--- start Information given ---

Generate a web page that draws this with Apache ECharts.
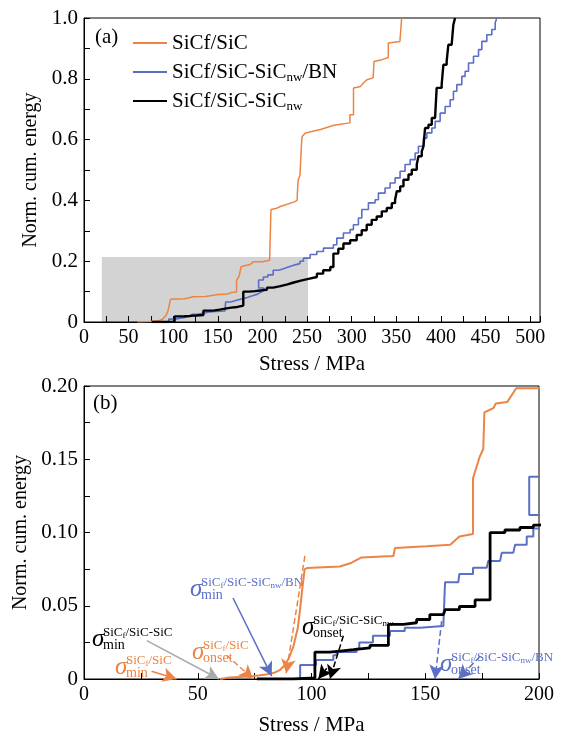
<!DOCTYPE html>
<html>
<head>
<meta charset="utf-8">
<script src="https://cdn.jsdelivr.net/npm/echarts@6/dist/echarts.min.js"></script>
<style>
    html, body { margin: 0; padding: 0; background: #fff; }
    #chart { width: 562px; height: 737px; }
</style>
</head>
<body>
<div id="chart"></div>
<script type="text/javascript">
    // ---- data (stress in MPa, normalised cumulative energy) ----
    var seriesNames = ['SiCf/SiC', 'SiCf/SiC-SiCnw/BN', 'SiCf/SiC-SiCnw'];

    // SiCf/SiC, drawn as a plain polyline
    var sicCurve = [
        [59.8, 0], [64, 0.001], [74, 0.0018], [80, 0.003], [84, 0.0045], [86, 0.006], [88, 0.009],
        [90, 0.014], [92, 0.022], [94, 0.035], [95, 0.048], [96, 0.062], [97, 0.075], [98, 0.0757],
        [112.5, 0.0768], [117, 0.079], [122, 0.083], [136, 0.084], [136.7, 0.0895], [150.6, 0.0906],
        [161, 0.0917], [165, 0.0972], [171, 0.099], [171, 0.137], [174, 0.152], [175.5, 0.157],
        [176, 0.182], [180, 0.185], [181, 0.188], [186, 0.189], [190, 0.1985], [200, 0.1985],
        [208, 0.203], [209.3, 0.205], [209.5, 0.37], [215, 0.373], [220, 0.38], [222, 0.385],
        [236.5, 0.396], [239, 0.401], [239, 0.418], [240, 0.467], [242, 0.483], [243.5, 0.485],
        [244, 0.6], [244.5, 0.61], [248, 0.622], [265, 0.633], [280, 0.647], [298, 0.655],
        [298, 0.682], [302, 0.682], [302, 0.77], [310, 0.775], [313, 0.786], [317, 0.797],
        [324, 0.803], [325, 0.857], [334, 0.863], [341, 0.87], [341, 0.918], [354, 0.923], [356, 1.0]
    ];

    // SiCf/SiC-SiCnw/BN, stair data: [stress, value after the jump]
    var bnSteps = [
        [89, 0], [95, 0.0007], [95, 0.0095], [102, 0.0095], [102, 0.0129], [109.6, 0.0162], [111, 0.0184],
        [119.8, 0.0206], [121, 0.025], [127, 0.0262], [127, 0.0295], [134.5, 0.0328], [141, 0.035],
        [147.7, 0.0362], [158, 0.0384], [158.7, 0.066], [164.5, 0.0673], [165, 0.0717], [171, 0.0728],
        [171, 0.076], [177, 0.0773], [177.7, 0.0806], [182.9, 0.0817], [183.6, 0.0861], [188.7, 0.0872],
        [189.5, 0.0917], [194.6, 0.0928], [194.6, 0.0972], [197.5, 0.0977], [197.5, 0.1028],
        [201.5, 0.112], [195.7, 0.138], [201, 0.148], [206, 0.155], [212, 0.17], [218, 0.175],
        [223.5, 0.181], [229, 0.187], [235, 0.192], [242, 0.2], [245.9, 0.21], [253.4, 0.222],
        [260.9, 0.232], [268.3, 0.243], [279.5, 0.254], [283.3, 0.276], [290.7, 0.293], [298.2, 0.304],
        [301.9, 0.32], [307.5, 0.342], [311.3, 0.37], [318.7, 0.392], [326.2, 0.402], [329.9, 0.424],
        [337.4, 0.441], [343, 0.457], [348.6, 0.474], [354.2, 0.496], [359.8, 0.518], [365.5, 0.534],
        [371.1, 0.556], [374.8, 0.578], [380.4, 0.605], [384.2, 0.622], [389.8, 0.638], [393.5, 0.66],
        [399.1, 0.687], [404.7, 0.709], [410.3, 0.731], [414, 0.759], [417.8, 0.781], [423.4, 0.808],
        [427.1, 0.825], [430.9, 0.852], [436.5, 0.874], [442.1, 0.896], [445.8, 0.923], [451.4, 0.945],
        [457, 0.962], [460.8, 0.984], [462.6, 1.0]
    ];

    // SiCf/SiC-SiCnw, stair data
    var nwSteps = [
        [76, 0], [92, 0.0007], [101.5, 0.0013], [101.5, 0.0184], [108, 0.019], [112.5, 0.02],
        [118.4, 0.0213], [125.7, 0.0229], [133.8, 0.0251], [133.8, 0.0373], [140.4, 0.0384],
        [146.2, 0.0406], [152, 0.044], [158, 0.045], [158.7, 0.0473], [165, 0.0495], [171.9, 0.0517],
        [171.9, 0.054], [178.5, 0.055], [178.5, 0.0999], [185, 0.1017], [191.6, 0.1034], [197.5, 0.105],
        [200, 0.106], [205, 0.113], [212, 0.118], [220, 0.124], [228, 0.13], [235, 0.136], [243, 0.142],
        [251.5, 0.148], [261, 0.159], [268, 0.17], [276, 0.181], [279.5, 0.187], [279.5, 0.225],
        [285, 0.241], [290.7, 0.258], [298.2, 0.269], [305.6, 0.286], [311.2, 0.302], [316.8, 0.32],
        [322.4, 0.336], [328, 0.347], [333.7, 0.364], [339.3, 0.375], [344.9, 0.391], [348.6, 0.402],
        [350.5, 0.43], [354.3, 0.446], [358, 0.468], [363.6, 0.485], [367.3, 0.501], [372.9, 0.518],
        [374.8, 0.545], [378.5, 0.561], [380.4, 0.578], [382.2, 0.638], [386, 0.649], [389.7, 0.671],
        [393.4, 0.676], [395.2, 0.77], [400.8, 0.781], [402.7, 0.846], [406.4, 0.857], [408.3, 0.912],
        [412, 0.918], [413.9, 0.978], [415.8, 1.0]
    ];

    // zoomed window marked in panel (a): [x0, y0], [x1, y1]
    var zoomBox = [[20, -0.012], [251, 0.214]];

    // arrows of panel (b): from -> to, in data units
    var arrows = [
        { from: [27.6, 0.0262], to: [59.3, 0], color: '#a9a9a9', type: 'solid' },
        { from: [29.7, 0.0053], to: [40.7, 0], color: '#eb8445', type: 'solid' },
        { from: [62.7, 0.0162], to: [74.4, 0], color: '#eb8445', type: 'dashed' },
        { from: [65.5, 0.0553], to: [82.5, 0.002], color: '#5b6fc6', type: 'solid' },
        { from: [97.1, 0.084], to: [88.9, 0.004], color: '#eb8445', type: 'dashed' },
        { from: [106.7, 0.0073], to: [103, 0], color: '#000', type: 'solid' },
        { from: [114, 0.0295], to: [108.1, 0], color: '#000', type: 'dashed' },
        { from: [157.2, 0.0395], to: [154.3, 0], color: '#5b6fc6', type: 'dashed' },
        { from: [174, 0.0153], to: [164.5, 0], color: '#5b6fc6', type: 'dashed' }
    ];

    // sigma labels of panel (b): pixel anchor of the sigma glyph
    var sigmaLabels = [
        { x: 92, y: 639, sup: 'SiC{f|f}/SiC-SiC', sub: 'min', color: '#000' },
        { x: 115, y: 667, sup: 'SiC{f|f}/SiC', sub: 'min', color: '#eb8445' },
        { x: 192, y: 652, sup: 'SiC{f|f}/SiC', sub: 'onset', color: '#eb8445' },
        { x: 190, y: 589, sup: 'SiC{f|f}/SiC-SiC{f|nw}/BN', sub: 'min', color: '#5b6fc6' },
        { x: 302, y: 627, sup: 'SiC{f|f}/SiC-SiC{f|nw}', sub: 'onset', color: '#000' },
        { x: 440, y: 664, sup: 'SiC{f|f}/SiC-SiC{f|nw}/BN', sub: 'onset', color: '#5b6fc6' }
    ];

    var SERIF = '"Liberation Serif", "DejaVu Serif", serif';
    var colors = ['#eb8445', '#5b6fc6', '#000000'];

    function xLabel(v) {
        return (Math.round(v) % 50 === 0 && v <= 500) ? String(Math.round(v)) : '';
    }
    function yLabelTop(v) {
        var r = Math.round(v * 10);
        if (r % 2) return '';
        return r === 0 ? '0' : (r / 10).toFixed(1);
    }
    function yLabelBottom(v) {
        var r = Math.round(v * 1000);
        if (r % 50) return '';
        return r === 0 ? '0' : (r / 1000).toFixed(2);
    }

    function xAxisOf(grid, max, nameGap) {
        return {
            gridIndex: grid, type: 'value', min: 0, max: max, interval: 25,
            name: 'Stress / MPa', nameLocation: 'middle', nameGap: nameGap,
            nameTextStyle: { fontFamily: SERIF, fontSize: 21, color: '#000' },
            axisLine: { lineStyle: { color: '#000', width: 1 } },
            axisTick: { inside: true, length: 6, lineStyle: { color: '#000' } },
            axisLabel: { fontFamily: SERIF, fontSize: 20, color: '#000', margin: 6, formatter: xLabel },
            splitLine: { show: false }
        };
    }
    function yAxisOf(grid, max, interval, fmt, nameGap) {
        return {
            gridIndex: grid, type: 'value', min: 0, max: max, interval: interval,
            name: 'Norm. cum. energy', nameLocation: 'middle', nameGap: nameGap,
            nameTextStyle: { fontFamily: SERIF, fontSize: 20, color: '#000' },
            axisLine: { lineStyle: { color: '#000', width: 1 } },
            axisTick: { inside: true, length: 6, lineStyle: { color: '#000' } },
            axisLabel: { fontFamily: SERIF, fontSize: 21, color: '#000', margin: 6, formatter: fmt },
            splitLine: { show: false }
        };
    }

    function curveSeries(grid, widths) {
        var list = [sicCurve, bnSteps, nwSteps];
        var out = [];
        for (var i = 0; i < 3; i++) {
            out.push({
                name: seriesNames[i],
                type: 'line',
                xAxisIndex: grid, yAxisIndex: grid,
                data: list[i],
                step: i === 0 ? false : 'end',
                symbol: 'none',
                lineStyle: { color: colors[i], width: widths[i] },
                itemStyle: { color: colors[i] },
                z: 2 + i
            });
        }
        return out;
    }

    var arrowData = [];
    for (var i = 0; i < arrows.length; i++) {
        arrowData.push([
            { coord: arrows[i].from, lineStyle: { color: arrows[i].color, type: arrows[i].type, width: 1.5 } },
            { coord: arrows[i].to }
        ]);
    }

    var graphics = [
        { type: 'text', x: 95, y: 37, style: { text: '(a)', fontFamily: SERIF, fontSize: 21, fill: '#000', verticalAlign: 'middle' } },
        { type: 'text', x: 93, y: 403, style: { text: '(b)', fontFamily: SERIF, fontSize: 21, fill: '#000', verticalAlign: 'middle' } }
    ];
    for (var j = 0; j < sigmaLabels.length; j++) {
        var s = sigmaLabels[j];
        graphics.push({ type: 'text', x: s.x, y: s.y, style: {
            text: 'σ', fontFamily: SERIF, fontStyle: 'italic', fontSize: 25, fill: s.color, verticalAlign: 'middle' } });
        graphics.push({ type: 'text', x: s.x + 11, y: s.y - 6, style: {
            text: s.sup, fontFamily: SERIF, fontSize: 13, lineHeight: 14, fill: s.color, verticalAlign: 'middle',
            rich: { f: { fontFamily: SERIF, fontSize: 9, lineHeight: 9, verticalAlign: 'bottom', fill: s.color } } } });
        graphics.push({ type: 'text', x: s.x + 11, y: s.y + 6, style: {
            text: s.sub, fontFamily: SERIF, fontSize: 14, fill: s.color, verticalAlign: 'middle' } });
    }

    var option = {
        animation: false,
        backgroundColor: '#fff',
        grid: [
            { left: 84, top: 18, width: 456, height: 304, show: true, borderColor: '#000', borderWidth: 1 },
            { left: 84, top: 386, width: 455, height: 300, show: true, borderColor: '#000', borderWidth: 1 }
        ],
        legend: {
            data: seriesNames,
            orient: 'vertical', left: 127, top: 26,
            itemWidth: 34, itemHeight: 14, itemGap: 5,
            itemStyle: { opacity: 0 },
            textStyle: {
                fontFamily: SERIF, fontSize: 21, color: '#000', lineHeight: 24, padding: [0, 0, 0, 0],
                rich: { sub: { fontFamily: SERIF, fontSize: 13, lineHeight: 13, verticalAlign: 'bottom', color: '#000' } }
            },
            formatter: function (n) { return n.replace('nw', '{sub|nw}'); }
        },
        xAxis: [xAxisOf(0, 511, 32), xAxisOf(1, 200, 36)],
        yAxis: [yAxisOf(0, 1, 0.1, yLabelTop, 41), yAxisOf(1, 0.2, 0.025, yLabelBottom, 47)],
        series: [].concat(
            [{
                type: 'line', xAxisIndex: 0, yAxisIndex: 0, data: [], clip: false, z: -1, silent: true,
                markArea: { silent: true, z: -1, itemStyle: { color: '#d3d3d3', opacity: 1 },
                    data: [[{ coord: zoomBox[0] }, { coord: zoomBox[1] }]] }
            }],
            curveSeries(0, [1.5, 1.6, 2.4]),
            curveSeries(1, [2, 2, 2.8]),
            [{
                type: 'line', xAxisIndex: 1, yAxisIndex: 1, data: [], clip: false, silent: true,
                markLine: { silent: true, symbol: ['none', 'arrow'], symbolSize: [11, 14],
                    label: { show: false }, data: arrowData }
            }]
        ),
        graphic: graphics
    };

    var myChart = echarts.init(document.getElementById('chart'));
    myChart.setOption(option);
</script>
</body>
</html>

--- end Information given ---
--- start Information given ---

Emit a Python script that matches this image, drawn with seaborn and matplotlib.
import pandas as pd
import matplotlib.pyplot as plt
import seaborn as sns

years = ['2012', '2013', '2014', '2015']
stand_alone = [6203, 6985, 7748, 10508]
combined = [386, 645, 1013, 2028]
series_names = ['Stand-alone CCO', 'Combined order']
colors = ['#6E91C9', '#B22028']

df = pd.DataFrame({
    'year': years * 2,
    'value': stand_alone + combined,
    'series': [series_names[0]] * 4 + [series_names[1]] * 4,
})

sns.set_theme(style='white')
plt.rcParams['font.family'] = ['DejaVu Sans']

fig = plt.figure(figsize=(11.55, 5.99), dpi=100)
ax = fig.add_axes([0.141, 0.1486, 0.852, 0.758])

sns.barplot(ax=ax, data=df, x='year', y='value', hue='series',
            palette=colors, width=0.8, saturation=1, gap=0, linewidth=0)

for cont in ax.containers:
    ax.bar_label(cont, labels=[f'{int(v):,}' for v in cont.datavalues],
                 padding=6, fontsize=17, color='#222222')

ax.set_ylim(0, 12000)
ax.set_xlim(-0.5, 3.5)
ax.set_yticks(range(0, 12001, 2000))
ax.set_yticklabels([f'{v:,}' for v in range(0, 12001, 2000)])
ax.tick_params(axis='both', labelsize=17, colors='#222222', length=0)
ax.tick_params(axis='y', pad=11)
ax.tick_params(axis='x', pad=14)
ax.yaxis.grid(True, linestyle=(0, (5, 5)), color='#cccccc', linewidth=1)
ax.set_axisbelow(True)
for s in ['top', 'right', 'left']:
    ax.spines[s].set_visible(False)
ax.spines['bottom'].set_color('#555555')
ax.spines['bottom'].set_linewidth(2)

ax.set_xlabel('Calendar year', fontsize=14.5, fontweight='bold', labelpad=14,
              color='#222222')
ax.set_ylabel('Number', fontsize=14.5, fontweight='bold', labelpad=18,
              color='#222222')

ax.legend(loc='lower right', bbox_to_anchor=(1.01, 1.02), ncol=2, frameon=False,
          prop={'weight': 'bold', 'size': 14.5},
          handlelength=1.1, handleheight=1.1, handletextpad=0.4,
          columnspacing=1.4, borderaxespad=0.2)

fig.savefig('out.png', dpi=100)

--- end Information given ---
--- start Information given ---

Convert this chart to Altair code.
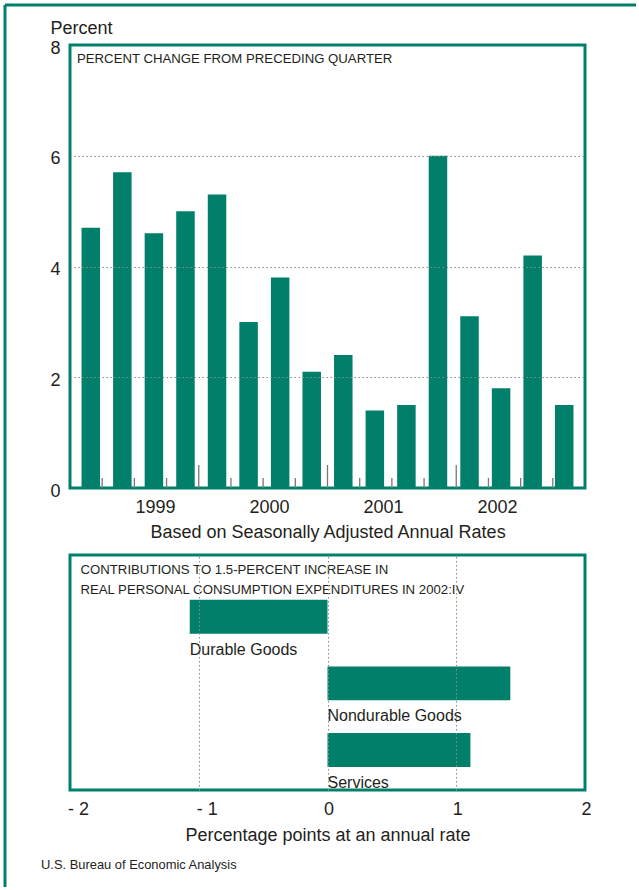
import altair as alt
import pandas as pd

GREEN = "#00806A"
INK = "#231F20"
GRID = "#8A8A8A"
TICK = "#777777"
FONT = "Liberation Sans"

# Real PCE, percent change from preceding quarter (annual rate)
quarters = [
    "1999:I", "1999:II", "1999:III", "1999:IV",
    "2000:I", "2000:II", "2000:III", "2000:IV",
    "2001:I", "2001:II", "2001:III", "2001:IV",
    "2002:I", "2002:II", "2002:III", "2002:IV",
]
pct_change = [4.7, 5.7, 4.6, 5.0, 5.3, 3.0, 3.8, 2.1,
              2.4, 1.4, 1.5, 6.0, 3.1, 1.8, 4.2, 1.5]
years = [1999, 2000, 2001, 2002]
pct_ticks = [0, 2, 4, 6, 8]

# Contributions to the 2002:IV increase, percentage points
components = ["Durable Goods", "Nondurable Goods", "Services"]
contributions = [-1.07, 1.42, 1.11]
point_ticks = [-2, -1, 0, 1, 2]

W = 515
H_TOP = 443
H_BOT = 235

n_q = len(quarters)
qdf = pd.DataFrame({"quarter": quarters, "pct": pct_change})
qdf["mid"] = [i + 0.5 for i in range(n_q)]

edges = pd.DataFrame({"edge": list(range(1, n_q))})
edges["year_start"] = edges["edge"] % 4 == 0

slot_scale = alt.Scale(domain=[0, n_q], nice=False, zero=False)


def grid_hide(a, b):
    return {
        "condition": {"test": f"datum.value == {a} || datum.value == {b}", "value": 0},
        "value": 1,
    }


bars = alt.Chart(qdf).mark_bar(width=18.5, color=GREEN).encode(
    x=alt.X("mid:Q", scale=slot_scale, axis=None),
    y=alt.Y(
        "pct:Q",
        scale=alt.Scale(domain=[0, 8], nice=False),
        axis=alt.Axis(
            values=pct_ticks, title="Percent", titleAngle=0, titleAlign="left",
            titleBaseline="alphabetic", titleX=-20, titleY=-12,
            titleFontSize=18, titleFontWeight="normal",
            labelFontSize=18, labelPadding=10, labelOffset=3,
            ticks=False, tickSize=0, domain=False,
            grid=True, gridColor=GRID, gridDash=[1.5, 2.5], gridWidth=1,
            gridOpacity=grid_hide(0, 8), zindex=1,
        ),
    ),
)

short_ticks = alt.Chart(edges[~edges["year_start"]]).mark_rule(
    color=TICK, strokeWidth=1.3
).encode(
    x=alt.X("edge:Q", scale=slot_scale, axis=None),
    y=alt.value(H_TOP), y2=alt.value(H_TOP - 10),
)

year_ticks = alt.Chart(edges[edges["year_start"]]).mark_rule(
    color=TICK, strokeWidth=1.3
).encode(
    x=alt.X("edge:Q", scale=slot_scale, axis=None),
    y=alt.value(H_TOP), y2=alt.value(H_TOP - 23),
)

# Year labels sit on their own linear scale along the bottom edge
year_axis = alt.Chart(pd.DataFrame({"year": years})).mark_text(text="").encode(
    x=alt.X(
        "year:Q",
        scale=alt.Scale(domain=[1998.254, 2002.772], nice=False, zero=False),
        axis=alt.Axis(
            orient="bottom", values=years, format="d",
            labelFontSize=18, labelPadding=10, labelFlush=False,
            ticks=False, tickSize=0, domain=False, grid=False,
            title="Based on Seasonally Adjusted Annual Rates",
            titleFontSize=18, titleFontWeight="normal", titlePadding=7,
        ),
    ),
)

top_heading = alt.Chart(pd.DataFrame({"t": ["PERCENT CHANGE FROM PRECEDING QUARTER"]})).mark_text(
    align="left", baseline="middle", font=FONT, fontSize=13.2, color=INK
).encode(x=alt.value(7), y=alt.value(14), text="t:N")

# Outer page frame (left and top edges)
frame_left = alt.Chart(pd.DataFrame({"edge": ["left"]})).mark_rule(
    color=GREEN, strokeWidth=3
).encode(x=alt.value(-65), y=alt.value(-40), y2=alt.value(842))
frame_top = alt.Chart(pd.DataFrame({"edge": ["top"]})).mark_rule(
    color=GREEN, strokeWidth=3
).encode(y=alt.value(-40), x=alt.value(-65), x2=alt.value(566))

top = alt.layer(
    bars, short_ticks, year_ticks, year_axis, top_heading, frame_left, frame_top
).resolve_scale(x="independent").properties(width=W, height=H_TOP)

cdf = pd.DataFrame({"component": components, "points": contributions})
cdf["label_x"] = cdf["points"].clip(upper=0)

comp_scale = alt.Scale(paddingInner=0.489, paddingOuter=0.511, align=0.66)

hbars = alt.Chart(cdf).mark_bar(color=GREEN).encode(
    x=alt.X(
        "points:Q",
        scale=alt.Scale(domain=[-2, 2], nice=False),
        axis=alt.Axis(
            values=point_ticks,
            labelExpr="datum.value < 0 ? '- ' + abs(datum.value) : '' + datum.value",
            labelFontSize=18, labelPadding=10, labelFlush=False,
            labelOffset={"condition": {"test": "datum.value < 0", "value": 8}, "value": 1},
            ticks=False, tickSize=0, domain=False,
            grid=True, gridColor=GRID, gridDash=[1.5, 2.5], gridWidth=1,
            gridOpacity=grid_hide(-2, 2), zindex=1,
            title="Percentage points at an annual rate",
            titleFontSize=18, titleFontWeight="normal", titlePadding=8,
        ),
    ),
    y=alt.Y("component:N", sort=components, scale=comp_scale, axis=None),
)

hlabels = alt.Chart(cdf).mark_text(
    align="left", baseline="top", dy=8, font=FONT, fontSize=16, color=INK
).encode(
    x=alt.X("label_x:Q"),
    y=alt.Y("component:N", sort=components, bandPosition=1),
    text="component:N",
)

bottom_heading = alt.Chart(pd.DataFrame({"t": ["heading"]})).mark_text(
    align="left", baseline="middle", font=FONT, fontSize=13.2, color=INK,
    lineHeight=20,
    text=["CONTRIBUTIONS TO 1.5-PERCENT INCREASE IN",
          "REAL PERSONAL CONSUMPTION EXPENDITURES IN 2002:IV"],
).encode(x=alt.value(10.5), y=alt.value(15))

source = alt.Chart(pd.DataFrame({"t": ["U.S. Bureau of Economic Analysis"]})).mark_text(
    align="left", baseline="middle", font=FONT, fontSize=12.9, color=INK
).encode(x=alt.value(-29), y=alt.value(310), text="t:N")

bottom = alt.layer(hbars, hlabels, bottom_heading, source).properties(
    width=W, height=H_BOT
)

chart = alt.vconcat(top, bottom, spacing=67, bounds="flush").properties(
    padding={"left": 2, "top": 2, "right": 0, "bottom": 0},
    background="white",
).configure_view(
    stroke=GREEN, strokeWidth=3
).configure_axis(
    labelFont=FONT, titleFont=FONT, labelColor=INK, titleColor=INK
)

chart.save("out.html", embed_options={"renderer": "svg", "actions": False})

--- end Information given ---

Description of the task: Above are some records; extract exactly the lines from the one containing "Convert this chart to Altair code." through the one containing "H_BOT = 235" and drop the pictures.

The response:
Convert this chart to Altair code.
import altair as alt
import pandas as pd

GREEN = "#00806A"
INK = "#231F20"
GRID = "#8A8A8A"
TICK = "#777777"
FONT = "Liberation Sans"

# Real PCE, percent change from preceding quarter (annual rate)
quarters = [
    "1999:I", "1999:II", "1999:III", "1999:IV",
    "2000:I", "2000:II", "2000:III", "2000:IV",
    "2001:I", "2001:II", "2001:III", "2001:IV",
    "2002:I", "2002:II", "2002:III", "2002:IV",
]
pct_change = [4.7, 5.7, 4.6, 5.0, 5.3, 3.0, 3.8, 2.1,
              2.4, 1.4, 1.5, 6.0, 3.1, 1.8, 4.2, 1.5]
years = [1999, 2000, 2001, 2002]
pct_ticks = [0, 2, 4, 6, 8]

# Contributions to the 2002:IV increase, percentage points
components = ["Durable Goods", "Nondurable Goods", "Services"]
contributions = [-1.07, 1.42, 1.11]
point_ticks = [-2, -1, 0, 1, 2]

W = 515
H_TOP = 443
H_BOT = 235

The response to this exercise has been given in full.